Historical population size inferred by Relate for human-like parameters under five demographic scenarios experiencing selective sweeps from relatively high frequency positive selection ($f_{\mathrm{pos}}$ = 0.01) with variable recombination/mutation rates and BGS (DFE from Huber et al. 2017). The black line represents the true simulated population size (N) for each demographic scenario (a to e), colored lines represent results for BGS only (blue), and different simulated mean positive selection coefficients ($2N_{\mathrm{anc}}\overline{s_a}$). Thin colored lines represent results for each of the ten replicates per evolutionary scenario; thick colored lines represent the moving regression (LOESS) across all replicates for a given condition. Nucleotide diversity at neutral intron/intergenic sites relative to identical simulations under neutrality is presented as $\frac{{\pi }_{\mathrm{neu}}}{{\pi }_0}$ in the table. Note that population size is presented on a $\mathrm{lo}{\mathrm{g}}_{10}$ scale.

Fig. 4.

Historical population size inferred by Relate for D. melanogaster-like parameters under five demographic scenarios, with variable recombination/mutation rates. The black line represents the true simulated population size (N) for each demographic scenario a to e); colored lines represent simulations under strict neutrality (gray), with BGS from the DFE reported by Johri et al. (2020; blue), and simulations experiencing BGS as well as sweeps from positive selection introduced with different parameter combinations.
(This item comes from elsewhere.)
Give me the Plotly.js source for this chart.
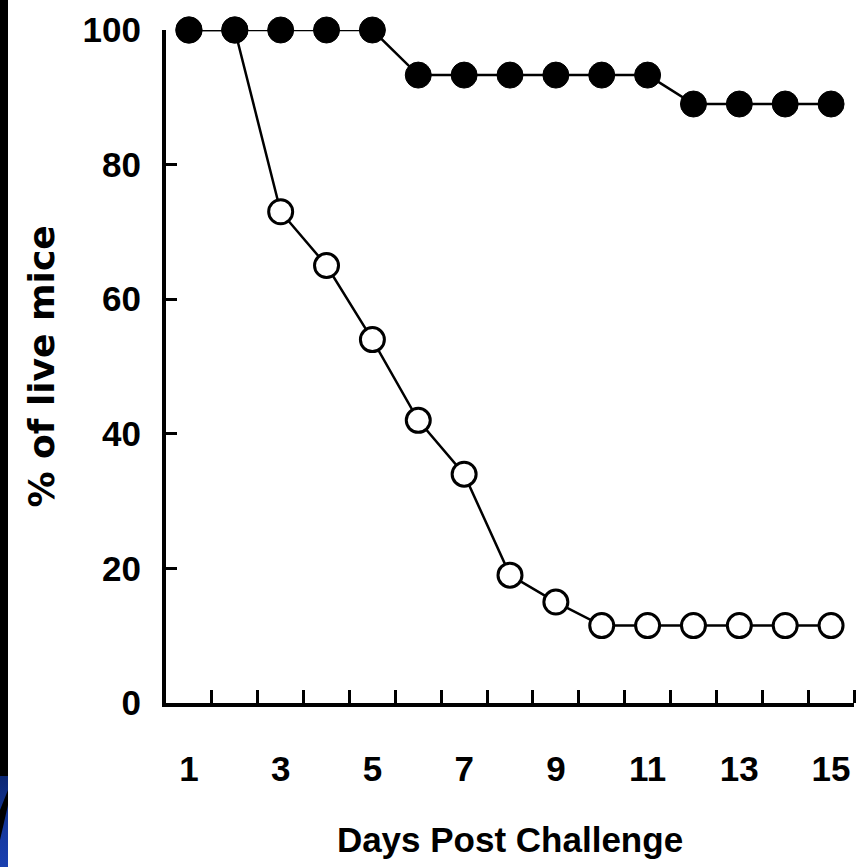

Thin colored lines represent results for each of the ten replicates per evolutionary scenario; thick colored lines represent the moving regression (LOESS) across all replicates for a given condition. Nucleotide diversity at neutral intron/intergenic sites for simulations with selection relative to identical simulations under neutrality is presented as $\frac{{\pi }_{\mathrm{neu}}}{{\pi }_0}$ in the table. Note that population size is presented on a $\mathrm{lo}{\mathrm{g}}_{10}$ scale.